### Work to be completed
Leave out the pictures, and write out exactly the lines from the beginning of the material to the line holding "const plotH = H - m.top - m.bottom;", that line included, and nothing else.

### Material

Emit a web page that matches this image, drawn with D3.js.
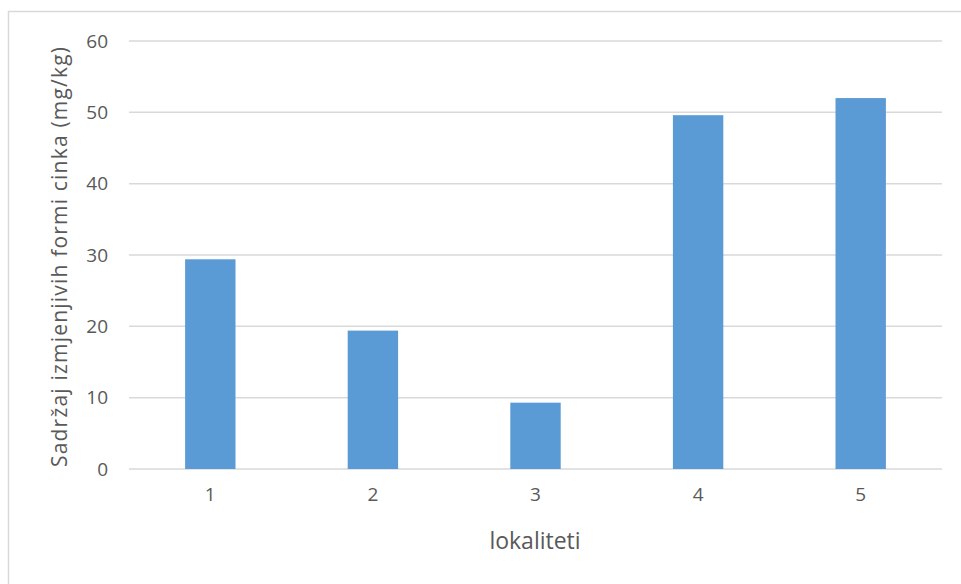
<!DOCTYPE html>
<html>
<head>
<meta charset="utf-8">
<script src="https://cdn.jsdelivr.net/npm/d3@7/dist/d3.min.js"></script>
<style>
  html, body { margin: 0; padding: 0; background: #fff; }
  svg { display: block; }
  text { font-family: "Open Sans", "Liberation Sans", sans-serif; fill: #595959; }
</style>
</head>
<body>
<svg id="chart" width="961" height="584"></svg>
<script>
// Exchangeable zinc content per locality
const categories = ["1", "2", "3", "4", "5"];
const values = [29.4, 19.4, 9.3, 49.6, 52.0];
const yTicks = [0, 10, 20, 30, 40, 50, 60];
const xTitle = "lokaliteti";
const yTitle = "Sadržaj izmjenjivih formi cinka (mg/kg)";

const svg = d3.select("#chart");
const W = 961, H = 584;
const m = { left: 129, right: 19, top: 41, bottom: 115 };
const plotW = W - m.left - m.right;
const plotH = H - m.top - m.bottom;

// chart frame
svg.append("rect")
  .attr("x", 8.5).attr("y", 11.5)
  .attr("width", 980).attr("height", 600)
  .attr("fill", "none").attr("stroke", "#d9d9d9").attr("stroke-width", 1.5);

const x = d3.scaleBand().domain(categories).range([0, plotW])
  .paddingInner(0.69).paddingOuter(0.345);
const y = d3.scaleLinear().domain([0, 60]).range([plotH, 0]);

const g = svg.append("g").attr("transform", `translate(${m.left},${m.top})`);

// horizontal gridlines
g.append("g").selectAll("line").data(yTicks).join("line")
  .attr("x1", 0).attr("x2", plotW)
  .attr("y1", d => y(d)).attr("y2", d => y(d))
  .attr("stroke", "#d9d9d9").attr("stroke-width", 1.5);

// y tick labels
const yAxis = g.append("g").call(d3.axisLeft(y).tickValues(yTicks).tickSize(0).tickPadding(21));
yAxis.select(".domain").remove();
yAxis.selectAll("text").style("font-size", "19px").attr("fill", "#595959")
  .style("font-family", "'Open Sans', sans-serif");

// bars
g.append("g").selectAll("rect").data(values).join("rect")
  .attr("x", (d, i) => x(categories[i]))
  .attr("width", x.bandwidth())
  .attr("y", d => y(d))
  .attr("height", d => plotH - y(d))
  .attr("fill", "#5b9bd5");

// x tick labels
const xAxis = g.append("g").attr("transform", `translate(0,${plotH})`)
  .call(d3.axisBottom(x).tickSize(0).tickPadding(19));
xAxis.select(".domain").remove();
xAxis.selectAll("text").style("font-size", "19px").attr("fill", "#595959")
  .style("font-family", "'Open Sans', sans-serif");

// axis titles
svg.append("text")
  .attr("x", 535).attr("y", 549)
  .attr("text-anchor", "middle")
  .style("font-size", "23px")
  .text(xTitle);

svg.append("text")
  .attr("transform", `translate(67,257) rotate(-90)`)
  .attr("text-anchor", "middle")
  .style("font-size", "21px")
  .attr("textLength", 420)
  .attr("lengthAdjust", "spacing")
  .text(yTitle);
</script>
</body>
</html>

### Solution to the exercise
Emit a web page that matches this image, drawn with D3.js.
<!DOCTYPE html>
<html>
<head>
<meta charset="utf-8">
<script src="https://cdn.jsdelivr.net/npm/d3@7/dist/d3.min.js"></script>
<style>
  html, body { margin: 0; padding: 0; background: #fff; }
  svg { display: block; }
  text { font-family: "Open Sans", "Liberation Sans", sans-serif; fill: #595959; }
</style>
</head>
<body>
<svg id="chart" width="961" height="584"></svg>
<script>
// Exchangeable zinc content per locality
const categories = ["1", "2", "3", "4", "5"];
const values = [29.4, 19.4, 9.3, 49.6, 52.0];
const yTicks = [0, 10, 20, 30, 40, 50, 60];
const xTitle = "lokaliteti";
const yTitle = "Sadržaj izmjenjivih formi cinka (mg/kg)";

const svg = d3.select("#chart");
const W = 961, H = 584;
const m = { left: 129, right: 19, top: 41, bottom: 115 };
const plotW = W - m.left - m.right;
const plotH = H - m.top - m.bottom;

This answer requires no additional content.